As the the last line mentions mpt3sas_scsih.c and scsih_probe(), I thought that file might be a good place to start investigating the history. The line about changing the power state from D3cold to D0 also got power management on my mind. I saw a commit from November 2020 regarding
generic power management. I don't believe that made it into the initial 5.10 kernel release in December 2020, but it's in the kernel version used for Bluefin according to the github repo.
There were several other threads in various other forums that I came across that lead down various rabbit holes.
https://forums.unraid.net/bug-repor...c2-fails-to-load-mpt3sas-kernel-module-r1670/ (Same error about d3cold to d0 and config space unavailable)
https://bugs.launchpad.net/ubuntu/+source/linux/+bug/1942624 (Same error about d3cold to d0 and config space unavailable, NVME related)
https://forums.developer.nvidia.com...onfig-space-inaccessible-stuck-at-boot/112912 (Same error about D3cold to D0, GPU related)
There was also a "fix" for a very similar problem that was for the mpt3sas module to set a kernel parameter for max queue depth to 10,000 IIRC. I tried that, but it didn't have an effect.
- Are FreeBSD and Windows also affected?
No idea. Didn't test those. I was most interested with Scale as it best fit what I was looking to do. At the time FreeBSD also didn't yet support the efficiency cores used in Alder Lake and Raptor Lake. I don't know if that's still the case or not.
- Is this solved with a different boot method (e.g. ZFSBootMenu) that doesn't involve GRUB?
No idea. And TBH, based on the other quirks this board has thrown as we as my general inexperience with ZFS, I'd be terrified to try. There's a well-above-zero chance it'd result in the entire universe imploding into a singularity.
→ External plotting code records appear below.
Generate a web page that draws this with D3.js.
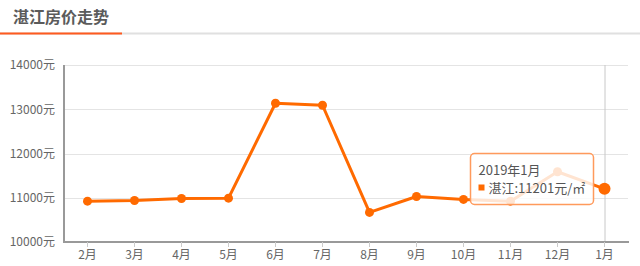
<!DOCTYPE html>
<html><head><meta charset="utf-8">
<script src="https://cdn.jsdelivr.net/npm/d3@7"></script>
<style>
html,body{margin:0;padding:0;background:#fff;}
svg{display:block;font-family:"Noto Sans CJK SC","Noto Sans",sans-serif;}
</style></head>
<body><svg id="c" width="640" height="266"></svg>
<script>
const title = "湛江房价走势";
const months = ["2月","3月","4月","5月","6月","7月","8月","9月","10月","11月","12月","1月"];
const prices = [10923,10939,10984,10991,13136,13090,10668,11029,10962,10923,11588,11201];
const yTicks = [10000,11000,12000,13000,14000];
const tipTitle = "2019年1月";
const tipLabel = "湛江:11201元/㎡";
const hoverIndex = 11;

(function(){
const svg = d3.select("#c");
const orange = "#ff6a00";

// header
svg.append("text").attr("x",13).attr("y",23).attr("font-size",16).attr("font-weight","bold")
  .attr("fill","#5b5b5b").text(title);
svg.append("line").attr("x1",0).attr("x2",640).attr("y1",33.5).attr("y2",33.5).attr("stroke","#e0e0e0").attr("stroke-width",2);
svg.append("line").attr("x1",0).attr("x2",122).attr("y1",33.5).attr("y2",33.5).attr("stroke","#ff5a1f").attr("stroke-width",2);

const pL=64, pR=628, pT=65, pB=242;
const x = d3.scaleBand().domain(months).range([pL,pR]);
const y = d3.scaleLinear().domain([10000,14000]).range([pB,pT]);
const cx = m => x(m)+x.bandwidth()/2;

// grid
svg.append("g").selectAll("line").data(yTicks.slice(1)).join("line")
  .attr("x1",pL).attr("x2",pR).attr("y1",d=>Math.round(y(d))+0.5).attr("y2",d=>Math.round(y(d))+0.5)
  .attr("stroke","#e4e4e4").attr("stroke-width",1.2);

// y labels
svg.append("g").selectAll("text").data(yTicks).join("text")
  .attr("x",55).attr("y",d=>y(d)).attr("dy","0.36em").attr("text-anchor","end")
  .attr("font-size",12).attr("fill","#666").text(d=>d+"元");

// crosshair
svg.append("line").attr("x1",cx(months[hoverIndex])+0.5).attr("x2",cx(months[hoverIndex])+0.5)
  .attr("y1",pT).attr("y2",pB).attr("stroke","#c8c8c8").attr("stroke-width",1);

// x axis
const xAxis = d3.axisBottom(x).tickSize(5).tickPadding(3);
const gx = svg.append("g").attr("transform",`translate(0,${pB})`).call(xAxis);
gx.select(".domain").attr("stroke","#999").attr("stroke-width",2).attr("d",`M${pL},0H${pR+1}`);
gx.selectAll(".tick line").attr("stroke","#ccc");
gx.selectAll(".tick text").attr("font-size",12).attr("fill","#666").attr("font-family","Noto Sans CJK SC");

// y axis line
svg.append("line").attr("x1",pL).attr("x2",pL).attr("y1",pT).attr("y2",pB+1)
  .attr("stroke","#999").attr("stroke-width",2);

// line
const line = d3.line().x((d,i)=>cx(months[i])).y(d=>y(d));
svg.append("path").datum(prices).attr("d",line).attr("fill","none").attr("stroke",orange).attr("stroke-width",3).attr("stroke-linejoin","round");
svg.append("g").selectAll("circle").data(prices).join("circle")
  .attr("cx",(d,i)=>cx(months[i])).attr("cy",d=>y(d)).attr("r",(d,i)=>i===hoverIndex?6:4.5).attr("fill",orange);

// tooltip
const tg = svg.append("g").attr("transform","translate(470.5,153.5)");
tg.append("rect").attr("width",123).attr("height",51).attr("rx",4)
  .attr("fill","rgba(255,255,255,0.82)").attr("stroke","#ff9a5c").attr("stroke-width",1.5);
tg.append("text").attr("x",8).attr("y",21).attr("font-size",13).attr("fill","#555").text(tipTitle);
tg.append("rect").attr("x",8).attr("y",31).attr("width",6).attr("height",6).attr("fill",orange);
tg.append("text").attr("x",18).attr("y",39).attr("font-size",13).attr("fill","#555").text(tipLabel);
})();
</script></body></html>
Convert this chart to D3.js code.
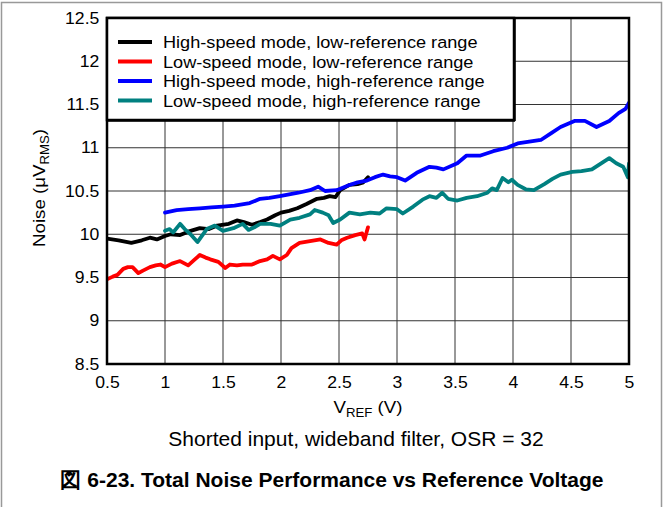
<!DOCTYPE html>
<html><head><meta charset="utf-8">
<script src="https://cdn.jsdelivr.net/npm/d3@7"></script>
<style>body{margin:0;background:#fff;} svg{display:block;font-family:Arial,"Liberation Sans",sans-serif;}</style>
</head><body>
<svg id="c" width="663" height="507"></svg>
<script>
const seriesNames = ["High-speed mode, low-reference range","Low-speed mode, low-reference range","High-speed mode, high-reference range","Low-speed mode, high-reference range"];
const seriesColors = ["#000000","#ff0000","#0000ff","#008080"];
const xTicks = [0.5,1,1.5,2,2.5,3,3.5,4,4.5,5];
const yTicks = [8.5,9,9.5,10,10.5,11,11.5,12,12.5];

const hsLowX = [0.5,0.6,0.71,0.8,0.87,0.93,1.0,1.05,1.13,1.2,1.3,1.38,1.45,1.55,1.62,1.68,1.75,1.82,1.88,1.95,2.0,2.07,2.14,2.22,2.31,2.37,2.42,2.47,2.51,2.59,2.66,2.71,2.75];
const hsLowY = [9.95,9.93,9.90,9.93,9.96,9.94,9.98,10.0,9.99,10.03,10.07,10.06,10.1,10.12,10.16,10.14,10.11,10.14,10.17,10.22,10.25,10.27,10.3,10.35,10.41,10.42,10.44,10.43,10.51,10.57,10.58,10.6,10.66];

const lsLowX = [0.5,0.55,0.59,0.64,0.68,0.72,0.77,0.81,0.87,0.92,0.96,1.0,1.06,1.13,1.2,1.25,1.3,1.35,1.39,1.46,1.52,1.56,1.62,1.67,1.75,1.82,1.88,1.93,1.99,2.05,2.09,2.16,2.25,2.34,2.41,2.48,2.52,2.57,2.64,2.70,2.72,2.75];
const lsLowY = [9.48,9.51,9.53,9.6,9.62,9.62,9.55,9.58,9.62,9.64,9.65,9.62,9.66,9.69,9.64,9.7,9.76,9.73,9.71,9.68,9.61,9.65,9.64,9.65,9.65,9.69,9.71,9.75,9.71,9.76,9.84,9.9,9.92,9.94,9.9,9.88,9.93,9.96,9.99,10.01,9.94,10.08];

const hsHighX = [1.0,1.1,1.2,1.3,1.4,1.5,1.6,1.73,1.82,1.9,1.99,2.07,2.15,2.25,2.32,2.38,2.48,2.59,2.66,2.74,2.81,2.88,2.94,3.0,3.07,3.17,3.28,3.34,3.40,3.52,3.60,3.72,3.83,3.95,4.04,4.14,4.24,4.33,4.41,4.53,4.62,4.72,4.83,4.91,4.97,5.0];
const hsHighY = [10.25,10.28,10.29,10.3,10.31,10.32,10.33,10.36,10.41,10.42,10.44,10.46,10.48,10.51,10.55,10.5,10.51,10.57,10.6,10.62,10.66,10.69,10.67,10.66,10.62,10.71,10.78,10.77,10.75,10.82,10.91,10.91,10.96,11.0,11.05,11.07,11.09,11.17,11.24,11.31,11.31,11.24,11.31,11.4,11.45,11.52];

const lsHighX = [1.0,1.04,1.07,1.13,1.17,1.22,1.28,1.36,1.43,1.50,1.59,1.67,1.72,1.77,1.82,1.91,1.99,2.08,2.16,2.25,2.29,2.36,2.41,2.45,2.51,2.59,2.68,2.77,2.85,2.91,3.0,3.05,3.14,3.22,3.28,3.34,3.39,3.44,3.52,3.60,3.69,3.78,3.82,3.86,3.91,3.96,3.99,4.04,4.11,4.18,4.27,4.34,4.41,4.51,4.59,4.68,4.76,4.83,4.89,4.95,4.99,5.0];
const lsHighY = [10.04,10.06,10.02,10.12,10.06,10.0,9.91,10.06,10.1,10.04,10.07,10.12,10.05,10.08,10.12,10.12,10.1,10.17,10.19,10.23,10.28,10.25,10.22,10.13,10.17,10.25,10.23,10.25,10.24,10.3,10.29,10.24,10.32,10.4,10.44,10.42,10.48,10.41,10.39,10.42,10.44,10.48,10.53,10.51,10.65,10.6,10.63,10.57,10.52,10.51,10.58,10.64,10.69,10.72,10.73,10.75,10.82,10.88,10.82,10.78,10.66,10.82];

const seriesX = [hsLowX, lsLowX, hsHighX, lsHighX];
const seriesY = [hsLowY, lsLowY, hsHighY, lsHighY];

const svg = d3.select("#c");
const L = 107, R = 629, T = 18, B = 364;
const x = d3.scaleLinear().domain([0.5,5]).range([L,R]);
const y = d3.scaleLinear().domain([8.5,12.5]).range([B,T]);
const FF = "Arial,'Liberation Sans',sans-serif";

// outer frame
svg.append("path").attr("d","M1.5,507 V2.5 H661.5 V507").attr("fill","none").attr("stroke","#999").attr("stroke-width",1.5);

// grid
const g = svg.append("g");
g.selectAll(".vg").data(xTicks.slice(1,-1)).join("line")
  .attr("x1",d=>x(d)).attr("x2",d=>x(d)).attr("y1",T).attr("y2",B)
  .attr("stroke","#333").attr("stroke-width",1);
g.selectAll(".hg").data(yTicks.slice(1,-1)).join("line")
  .attr("y1",d=>y(d)).attr("y2",d=>y(d)).attr("x1",L).attr("x2",R)
  .attr("stroke","#333").attr("stroke-width",1);

// axes labels via d3 axes
const xa = svg.append("g").attr("transform",`translate(0,${B})`)
  .call(d3.axisBottom(x).tickValues(xTicks).tickSize(0).tickPadding(13).tickFormat(d=>String(d)));
xa.select(".domain").remove();
xa.selectAll("text").attr("font-size",16).attr("font-family",FF).attr("fill","#000").attr("transform","scale(1.1,1)");
const ya = svg.append("g").attr("transform",`translate(${L},0)`)
  .call(d3.axisLeft(y).tickValues(yTicks).tickSize(0).tickPadding(7).tickFormat(d=>String(d)));
ya.select(".domain").remove();
ya.selectAll("text").attr("font-size",16).attr("font-family",FF).attr("fill","#000").attr("transform","scale(1.1,1)");

// lines
const line = d3.line().x(d=>x(d[0])).y(d=>y(d[1])).curve(d3.curveLinear);
svg.append("clipPath").attr("id","pc").append("rect").attr("x",L).attr("y",T).attr("width",R-L).attr("height",B-T);
seriesX.forEach((xs,i)=>{
  const pts = xs.map((v,j)=>[v, seriesY[i][j]]);
  svg.append("path").datum(pts).attr("d",line).attr("fill","none")
    .attr("stroke",seriesColors[i]).attr("stroke-width",3.8)
    .attr("stroke-linejoin","round").attr("stroke-linecap","round")
    .attr("clip-path","url(#pc)");
});

// plot border
svg.append("rect").attr("x",L).attr("y",T).attr("width",R-L).attr("height",B-T)
  .attr("fill","none").attr("stroke","#000").attr("stroke-width",2.5);

// legend
const lg = svg.append("g");
lg.append("rect").attr("x",L).attr("y",T).attr("width",407).attr("height",102)
  .attr("fill","#fff").attr("stroke","#000").attr("stroke-width",2.5);
lg.append("line").attr("x1",L+408).attr("x2",L+408).attr("y1",T).attr("y2",T+103).attr("stroke","#000").attr("stroke-width",1.5);
lg.append("line").attr("x1",L).attr("x2",L+408).attr("y1",T+103).attr("y2",T+103).attr("stroke","#000").attr("stroke-width",1.5);
seriesNames.forEach((n,i)=>{
  const yy = 42 + i*19.5;
  lg.append("line").attr("x1",118).attr("x2",152).attr("y1",yy).attr("y2",yy)
    .attr("stroke",seriesColors[i]).attr("stroke-width",3.8);
  lg.append("text").attr("transform",`translate(163,${yy+6}) scale(1.1,1)`).attr("font-size",16.5).attr("font-family",FF).text(n);
});

// axis titles
const yt = svg.append("text").attr("transform","translate(45,188) rotate(-90) scale(1.1,1)").attr("text-anchor","middle").attr("font-size",17).attr("font-family",FF);
yt.append("tspan").text("Noise (\u03BCV");
yt.append("tspan").attr("font-size",12).attr("dy",4).text("RMS");
yt.append("tspan").attr("dy",-4).text(")");

const xt = svg.append("text").attr("transform","translate(368,413) scale(1.1,1)").attr("text-anchor","middle").attr("font-size",17).attr("font-family",FF);
xt.append("tspan").text("V");
xt.append("tspan").attr("font-size",12).attr("dy",4).text("REF");
xt.append("tspan").attr("dy",-4).text(" (V)");

svg.append("text").attr("x",356).attr("y",446).attr("text-anchor","middle").attr("font-size",21).attr("font-family",FF).text("Shorted input, wideband filter, OSR = 32");
svg.append("text").attr("x",332).attr("y",487).attr("text-anchor","middle").attr("font-size",21).attr("font-weight","bold")
  .attr("font-family","'Liberation Sans Narrow','Arial Narrow',Arial,sans-serif").text("図 6-23. Total Noise Performance vs Reference Voltage");
</script>
</body></html>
- Are there any system firmware settings (e.g. related to extension ROMs) that affect this behavior?
I currently have the EFI rom installed and accessible from with my BIOS. In IT mode there isn't any settings that are particularly useful for the adapter itself. More just read only information. I think the only thing that could be changed was write caching(?).
Other settings with the bios as far as the PCIe slot, loading or disabling roms, etc I could not find any combinations that made a difference. With just the 1 card in SLOT4, it usually appeared like it couldn't initialize, but it was at least detected. Setting ASPM for SLOT4 and/or SLOT7 to Disabled, L1, or Auto didn't improve things, nor did changing the L1 Substates between Disabled, L1.1, and L1.1 & L1.2. There were various other settings I know I tried various different combinations. It wasn't necessarily scientific and methodical though. At best, it didn't work. At worst, it didn't even show up, or boot, or once even make it out of POST. That last one was the one I realized there's no option in the IPMI to "Clear CMOS because you borked the settings"
- Do the extension ROMs make a difference either way?
Not that I could tell. When I first started this journey, I didn't even have the extension rom installed on the card. But early on I wanted to reflash it just to make sure everything was up to date, and I decided to add the EFI rom back on.